Congratulations to students and alumni on great news about summer and fall 2010 plans!

Natalie Hall (anticipated graduation, May 2010, Art History major) has been accepted into the immersion program at IFALPES University in Chambery, France.  She will also be tutoring French students in English while there.

Samantha Lyons (anticipated graduation, May 2010, double-major in English & Art History) will be attending the Master's degree program in Art History at the University of Kansas' Kress Department of Art History.

Cecilia Muruato (anticipated graduation, May 2010, double-major in Art History & French) has been awarded a Teaching Assistantship in France at the Academie de Nantes for the 2010 – 2011 academic year.

Lauren Walton (BA, Art History, 2008) will be attending the University of Connecticut's Masters program, also in Art History.  Lauren has been offered a teaching assistantship which will cover tuition and also includes a small stipend.  She will be working with one of the Art History survey classes at UConn.

Dr. Orel to spend fall semester in London

Quarry A image by Gerry Allaby
Platform in front of Quarry E, Gebel El Haridi, Egypt (Photo by Gerry Allaby)


Dr.
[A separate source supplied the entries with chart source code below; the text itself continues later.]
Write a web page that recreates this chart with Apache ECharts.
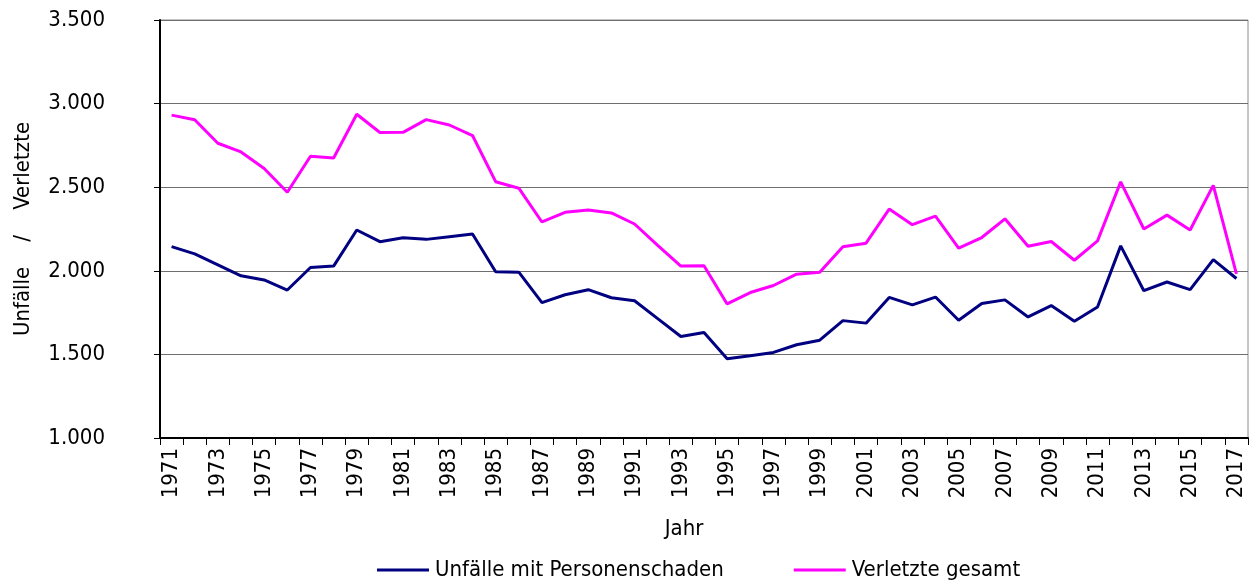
<!DOCTYPE html>
<html>
<head>
<meta charset="utf-8">
<script src="https://cdn.jsdelivr.net/npm/echarts@6/dist/echarts.min.js"></script>
<style>
  html, body { margin: 0; padding: 0; background: #fff; }
  #chart { width: 1256px; height: 585px; }
</style>
</head>
<body>
<div id="chart"></div>
<script>
// Jahre 1971 - 2017
const years = [];
for (let y = 1971; y <= 2017; y++) years.push(String(y));

// Unfälle mit Personenschaden
const unfaelle = [
  2145, 2101, 2036, 1970, 1945, 1885, 2020, 2028, 2244, 2174,
  2198, 2188, 2204, 2220, 1994, 1992, 1810, 1857, 1887, 1839,
  1821, 1714, 1607, 1631, 1474, 1492, 1512, 1558, 1585, 1702,
  1687, 1841, 1796, 1843, 1704, 1804, 1826, 1724, 1792, 1698,
  1784, 2149, 1881, 1933, 1887, 2067, 1954
];

// Verletzte gesamt
const verletzte = [
  2931, 2903, 2763, 2711, 2612, 2470, 2685, 2675, 2936, 2827,
  2828, 2904, 2872, 2809, 2533, 2494, 2292, 2350, 2364, 2346,
  2280, 2152, 2028, 2030, 1802, 1870, 1912, 1980, 1992, 2144,
  2165, 2369, 2276, 2327, 2135, 2199, 2311, 2147, 2175, 2063,
  2179, 2532, 2250, 2333, 2244, 2511, 1982
];

const seriesNames = ['Unfälle mit Personenschaden', 'Verletzte gesamt'];
const seriesColors = ['#000080', '#ff00ff'];

const font = '"DejaVu Sans Condensed", "Liberation Sans", sans-serif';

const myChart = echarts.init(document.getElementById('chart'));

const option = {
  backgroundColor: '#fff',
  animation: false,
  textStyle: { fontFamily: font },
  grid: {
    left: 160,
    right: 8,
    top: 20,
    bottom: 147,
    show: true,
    borderColor: '#8c8c8c',
    borderWidth: 1
  },
  legend: {
    left: 372,
    top: 554,
    icon: 'rect',
    itemWidth: 52,
    itemHeight: 3,
    itemGap: 70,
    selectedMode: false,
    textStyle: { fontFamily: font, fontSize: 22, color: '#000', padding: [0, 0, 0, 1] },
    data: seriesNames
  },
  xAxis: {
    type: 'category',
    data: years,
    boundaryGap: true,
    name: 'Jahr',
    nameLocation: 'middle',
    nameGap: 80,
    nameTextStyle: { fontFamily: font, fontSize: 22, color: '#000', padding: [0, 40, 0, 0] },
    axisLine: { lineStyle: { color: '#000', width: 2 } },
    axisTick: { show: true, interval: 0, length: 7, lineStyle: { color: '#000' } },
    axisLabel: {
      interval: 1,
      rotate: 90,
      fontFamily: font,
      fontSize: 22,
      color: '#000',
      margin: 10
    },
    splitLine: { show: false }
  },
  yAxis: {
    type: 'value',
    min: 1000,
    max: 3500,
    interval: 500,
    name: 'Unfälle    /    Verletzte',
    nameLocation: 'middle',
    nameGap: 126,
    nameTextStyle: { fontFamily: font, fontSize: 22, color: '#000' },
    axisLine: { show: true, lineStyle: { color: '#000', width: 2 } },
    axisTick: { show: true, length: 6, lineStyle: { color: '#000' } },
    axisLabel: {
      fontFamily: font,
      fontSize: 22,
      color: '#000',
      margin: 55,
      formatter: function (v) {
        return v.toLocaleString('de-DE');
      }
    },
    splitLine: { show: true, lineStyle: { color: '#6e6e6e', width: 1 } }
  },
  series: [
    {
      name: seriesNames[0],
      type: 'line',
      data: unfaelle,
      symbol: 'none',
      color: seriesColors[0],
      lineStyle: { color: seriesColors[0], width: 3 }
    },
    {
      name: seriesNames[1],
      type: 'line',
      data: verletzte,
      symbol: 'none',
      color: seriesColors[1],
      lineStyle: { color: seriesColors[1], width: 3 }
    }
  ]
};

myChart.setOption(option);
</script>
</body>
</html>
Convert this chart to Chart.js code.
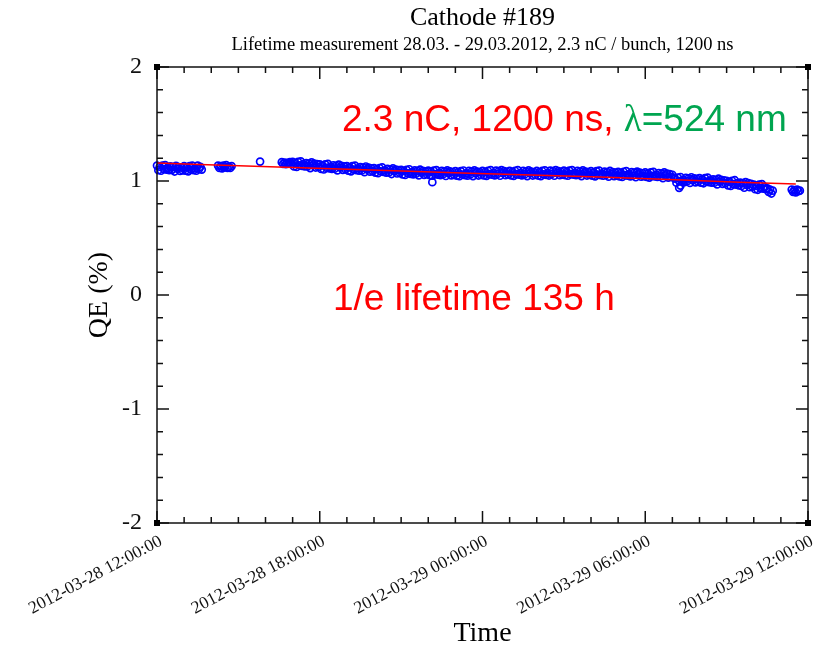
<!DOCTYPE html>
<html>
<head>
<meta charset="utf-8">
<title>Cathode #189</title>
<script src="https://cdn.jsdelivr.net/npm/chart.js@4.4.1/dist/chart.umd.min.js"></script>
<style>
  html, body { margin: 0; padding: 0; background: #fff; }
  #chart { display: block; }
</style>
</head>
<body>
<canvas id="chart" width="829" height="649"></canvas>
<script>
// hours after 2012-03-28 12:00:00
const xTickLabels = ['2012-03-28 12:00:00', '2012-03-28 18:00:00', '2012-03-29 00:00:00',
                     '2012-03-29 06:00:00', '2012-03-29 12:00:00'];
const yTicks = [-2, -1, 0, 1, 2];

const qeHours = [
  0.00,0.05,0.10,0.15,0.20,0.25,0.30,0.35,0.40,0.45,0.50,0.55,0.60,0.65,0.70,0.75,0.80,0.85,0.90,0.95,
  1.00,1.05,1.10,1.15,1.20,1.25,1.30,1.35,1.40,1.45,1.50,1.55,1.60,1.65,
  2.25,2.30,2.35,2.40,2.45,2.50,2.55,2.60,2.65,2.70,2.75,
  3.80,
  4.60,4.65,4.70,4.75,4.80,4.85,4.90,4.95,
  5.00,5.05,5.10,5.15,5.20,5.25,5.30,5.35,5.40,5.45,5.50,5.55,5.60,5.65,5.70,5.75,5.80,5.85,5.90,5.95,
  6.00,6.05,6.10,6.15,6.20,6.25,6.30,6.35,6.40,6.45,6.50,6.55,6.60,6.65,6.70,6.75,6.80,6.85,6.90,6.95,
  7.00,7.05,7.10,7.15,7.20,7.25,7.30,7.35,7.40,7.45,7.50,7.55,7.60,7.65,7.70,7.75,7.80,7.85,7.90,7.95,
  8.00,8.05,8.10,8.15,8.20,8.25,8.30,8.35,8.40,8.45,8.50,8.55,8.60,8.65,8.70,8.75,8.80,8.85,8.90,8.95,
  9.00,9.05,9.10,9.15,9.20,9.25,9.30,9.35,9.40,9.45,9.50,9.55,9.60,9.65,9.70,9.75,9.80,9.85,9.90,9.95,
  10.00,10.05,10.10,10.15,10.20,10.25,10.30,10.35,10.40,10.45,10.50,10.55,10.60,10.65,10.70,10.75,10.80,10.85,10.90,10.95,
  11.00,11.05,11.10,11.15,11.20,11.25,11.30,11.35,11.40,11.45,11.50,11.55,11.60,11.65,11.70,11.75,11.80,11.85,11.90,11.95,
  12.00,12.05,12.10,12.15,12.20,12.25,12.30,12.35,12.40,12.45,12.50,12.55,12.60,12.65,12.70,12.75,12.80,12.85,12.90,12.95,
  13.00,13.05,13.10,13.15,13.20,13.25,13.30,13.35,13.40,13.45,13.50,13.55,13.60,13.65,13.70,13.75,13.80,13.85,13.90,13.95,
  14.00,14.05,14.10,14.15,14.20,14.25,14.30,14.35,14.40,14.45,14.50,14.55,14.60,14.65,14.70,14.75,14.80,14.85,14.90,14.95,
  15.00,15.05,15.10,15.15,15.20,15.25,15.30,15.35,15.40,15.45,15.50,15.55,15.60,15.65,15.70,15.75,15.80,15.85,15.90,15.95,
  16.00,16.05,16.10,16.15,16.20,16.25,16.30,16.35,16.40,16.45,16.50,16.55,16.60,16.65,16.70,16.75,16.80,16.85,16.90,16.95,
  17.00,17.05,17.10,17.15,17.20,17.25,17.30,17.35,17.40,17.45,17.50,17.55,17.60,17.65,17.70,17.75,17.80,17.85,17.90,17.95,
  18.00,18.05,18.10,18.15,18.20,18.25,18.30,18.35,18.40,18.45,18.50,18.55,18.60,18.65,18.70,18.75,18.80,18.85,18.90,18.95,
  19.00,19.05,19.10,19.15,19.20,19.25,19.30,19.35,19.40,19.45,19.50,19.55,19.60,19.65,19.70,19.75,19.80,19.85,19.90,19.95,
  20.00,20.05,20.10,20.15,20.20,20.25,20.30,20.35,20.40,20.45,20.50,20.55,20.60,20.65,20.70,20.75,20.80,20.85,20.90,20.95,
  21.00,21.05,21.10,21.15,21.20,21.25,21.30,21.35,21.40,21.45,21.50,21.55,21.60,21.65,21.70,21.75,21.80,21.85,21.90,21.95,
  22.00,22.05,22.10,22.15,22.20,22.25,22.30,22.35,22.40,22.45,22.50,22.55,22.60,22.65,22.70,
  10.15,19.25,19.30,
  23.40,23.45,23.50,23.55,23.60,23.65,23.70
];
const qeValues = [
  1.135,1.095,1.125,1.090,1.135,1.105,1.140,1.100,1.115,1.095,1.128,1.098,1.123,1.083,1.133,1.108,1.123,1.088,1.118,1.093,
  1.130,1.090,1.120,1.085,1.130,1.100,1.135,1.095,1.110,1.090,1.135,1.105,1.125,1.100,
  1.135,1.115,1.130,1.110,1.135,1.120,1.140,1.115,1.125,1.115,1.130,
  1.170,
  1.165,1.150,1.162,1.148,1.160,1.152,1.165,1.150,
  1.168,1.128,1.158,1.123,1.168,1.138,1.173,1.133,1.148,1.128,1.158,1.128,1.153,1.113,1.163,1.138,1.153,1.118,1.148,1.123,
  1.146,1.106,1.136,1.101,1.146,1.116,1.151,1.111,1.126,1.106,1.138,1.108,1.133,1.093,1.143,1.118,1.133,1.098,1.128,1.103,
  1.130,1.090,1.120,1.085,1.130,1.100,1.135,1.095,1.110,1.090,1.122,1.092,1.117,1.077,1.127,1.102,1.117,1.082,1.112,1.087,
  1.114,1.074,1.104,1.069,1.114,1.084,1.119,1.079,1.094,1.074,1.106,1.076,1.101,1.061,1.111,1.086,1.101,1.066,1.096,1.071,
  1.098,1.058,1.088,1.053,1.098,1.068,1.103,1.063,1.078,1.058,1.094,1.064,1.089,1.049,1.099,1.074,1.089,1.054,1.084,1.059,
  1.091,1.051,1.081,1.046,1.091,1.061,1.096,1.056,1.071,1.051,1.089,1.059,1.084,1.044,1.094,1.069,1.084,1.049,1.079,1.054,
  1.087,1.047,1.077,1.042,1.087,1.057,1.092,1.052,1.067,1.047,1.088,1.058,1.083,1.043,1.093,1.068,1.083,1.048,1.078,1.053,
  1.090,1.050,1.080,1.045,1.090,1.060,1.095,1.055,1.070,1.050,1.091,1.061,1.086,1.046,1.096,1.071,1.086,1.051,1.081,1.056,
  1.090,1.050,1.080,1.045,1.090,1.060,1.095,1.055,1.070,1.050,1.088,1.058,1.083,1.043,1.093,1.068,1.083,1.048,1.078,1.053,
  1.088,1.048,1.078,1.043,1.088,1.058,1.093,1.053,1.068,1.048,1.091,1.061,1.086,1.046,1.096,1.071,1.086,1.051,1.081,1.056,
  1.091,1.051,1.081,1.046,1.091,1.061,1.096,1.056,1.071,1.051,1.088,1.058,1.083,1.043,1.093,1.068,1.083,1.048,1.078,1.053,
  1.086,1.046,1.076,1.041,1.086,1.056,1.091,1.051,1.066,1.046,1.083,1.053,1.078,1.038,1.088,1.063,1.078,1.043,1.073,1.048,
  1.081,1.041,1.071,1.036,1.081,1.051,1.086,1.046,1.061,1.041,1.078,1.048,1.073,1.033,1.083,1.058,1.073,1.038,1.068,1.043,
  1.075,1.035,1.065,1.030,1.075,1.045,1.080,1.040,1.055,1.035,1.070,1.040,1.065,1.025,1.075,1.050,1.065,1.030,1.060,1.035,
  1.055,1.030,1.020,0.985,1.030,1.000,1.035,0.995,1.010,0.990,1.028,0.998,1.023,0.983,1.033,1.008,1.023,0.988,1.018,0.993,
  1.025,0.985,1.015,0.980,1.025,0.995,1.030,0.990,1.005,0.985,1.015,0.985,1.010,0.970,1.020,0.995,1.010,0.975,1.005,0.980,
  1.002,0.962,0.992,0.957,1.002,0.972,1.007,0.967,0.982,0.962,0.986,0.956,0.981,0.941,0.991,0.966,0.981,0.946,0.976,0.951,
  0.968,0.928,0.958,0.923,0.968,0.938,0.973,0.933,0.948,0.928,0.935,0.905,0.925,0.890,0.915,
  0.990,0.940,0.960,
  0.925,0.905,0.920,0.900,0.925,0.910,0.915
];

// exponential fit (1/e lifetime 135 h)
const fitHours = [0, 1.58, 4.16, 6.74, 9.31, 11.52, 14.1, 16.3, 18.9, 21.46, 23.55];
const fitValues = [1.158, 1.145, 1.125, 1.105, 1.085, 1.068, 1.050, 1.035, 1.013, 0.990, 0.974];

const SERIF = '"Liberation Serif", "DejaVu Serif", serif';
const SANS = '"Liberation Sans", Arial, sans-serif';

const frame = {
  id: 'frame',
  afterDraw(chart) {
    const { ctx, chartArea: a, scales: { x, y } } = chart;
    ctx.save();
    ctx.strokeStyle = '#111';
    ctx.lineWidth = 1.5;
    ctx.strokeRect(a.left, a.top, a.right - a.left, a.bottom - a.top);

    // inward ticks on all four sides
    ctx.beginPath();
    for (let h = 0; h <= 24; h++) {
      const px = x.getPixelForValue(h);
      const len = h % 6 === 0 ? 12 : 6;
      ctx.moveTo(px, a.bottom); ctx.lineTo(px, a.bottom - len);
      ctx.moveTo(px, a.top); ctx.lineTo(px, a.top + len);
    }
    for (let i = -10; i <= 10; i++) {
      const py = y.getPixelForValue(i / 5);
      const len = i % 5 === 0 ? 12 : 6;
      ctx.moveTo(a.left, py); ctx.lineTo(a.left + len, py);
      ctx.moveTo(a.right, py); ctx.lineTo(a.right - len, py);
    }
    ctx.stroke();

    ctx.fillStyle = '#000';
    for (const [cx, cy] of [[a.left, a.top], [a.right, a.top], [a.left, a.bottom], [a.right, a.bottom]]) {
      ctx.fillRect(cx - 3, cy - 3, 6, 6);
    }

    // titles
    const mid = (a.left + a.right) / 2;
    ctx.textAlign = 'center';
    ctx.textBaseline = 'middle';
    ctx.font = '26px ' + SERIF;
    ctx.fillText('Cathode #189', mid, 18);
    ctx.font = '18.5px ' + SERIF;
    ctx.fillText('Lifetime measurement 28.03. - 29.03.2012, 2.3 nC / bunch, 1200 ns', mid, 45);
    ctx.font = '28px ' + SERIF;
    ctx.fillText('Time', mid, 634);
    ctx.save();
    ctx.translate(100, (a.top + a.bottom) / 2);
    ctx.rotate(-Math.PI / 2);
    ctx.fillText('QE (%)', 0, 0);
    ctx.restore();

    // annotations
    ctx.textAlign = 'left';
    ctx.textBaseline = 'alphabetic';
    ctx.font = '37px ' + SANS;
    ctx.fillStyle = '#ff0000';
    let tx = 342;
    const part1 = '2.3 nC, 1200 ns, ';
    ctx.fillText(part1, tx, 131);
    tx += ctx.measureText(part1).width;
    ctx.fillStyle = '#00a550';
    ctx.font = '37px ' + SERIF;
    ctx.fillText('λ', tx, 131);
    tx += ctx.measureText('λ').width;
    ctx.font = '37px ' + SANS;
    ctx.fillText('=524 nm', tx, 131);

    ctx.fillStyle = '#ff0000';
    ctx.fillText('1/e lifetime 135 h', 333, 310);
    ctx.restore();
  }
};

new Chart(document.getElementById('chart'), {
  data: {
    datasets: [
      {
        type: 'line',
        label: 'fit',
        data: fitHours.map((h, i) => ({ x: h, y: fitValues[i] })),
        borderColor: '#ff0000',
        borderWidth: 1.5,
        pointRadius: 0,
        tension: 0
      },
      {
        type: 'scatter',
        label: 'QE',
        data: qeHours.map((h, i) => ({ x: h, y: qeValues[i] })),
        borderColor: '#0000ff',
        backgroundColor: 'rgba(0,0,0,0)',
        borderWidth: 1.7,
        pointRadius: 3.5,
        clip: false
      }
    ]
  },
  options: {
    responsive: false,
    devicePixelRatio: 1,
    animation: false,
    layout: { padding: { top: 67, right: 21, left: 0, bottom: 0 } },
    plugins: { legend: { display: false }, tooltip: { enabled: false } },
    scales: {
      x: {
        type: 'linear',
        min: 0, max: 24,
        grid: { display: false },
        border: { display: false },
        ticks: {
          stepSize: 6,
          autoSkip: false,
          minRotation: 28, maxRotation: 28,
          padding: 0,
          labelOffset: 4,
          color: '#111',
          font: { family: SERIF, size: 17.5 },
          callback: v => xTickLabels[v / 6]
        },
        afterFit(s) { s.height = 126; s.paddingLeft = 0; s.paddingRight = 0; }
      },
      y: {
        min: -2, max: 2,
        grid: { display: false },
        border: { display: false },
        afterBuildTicks(s) { s.ticks = yTicks.map(v => ({ value: v })); },
        ticks: {
          padding: 7,
          color: '#111',
          font: { family: SERIF, size: 24 },
          callback: v => (v < 0 ? '-' + Math.abs(v) : String(v))
        },
        afterFit(s) { s.width = 157; }
      }
    }
  },
  plugins: [frame]
});
</script>
</body>
</html>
Sara Orel, Professor of Art History, will be teaching for the Missouri in London program in the fall of 2010.  While there she will offer courses in Non-Western Art and Culture and Islamic Art.  She will also be working on finishing up several Egyptological projects while there, including preparing the final publication of the Egypt Exploration Society's Gebel el Haridi Survey Project.  She will present her research on the site at the Third British Egyptology Conference, to be held September 11th and 12th at the British Museum.

Haridi is a stunningly beautiful series of cliffs beside the Nile just south of Asyut.  The earliest identified occupation consists of rock-cut tombs of the Old Kingdom, and the latest major architecture dates to Late Roman/early Christian times.  The quarries, cemeteries, and settlements will be the focus of a book coming out in the next couple of years.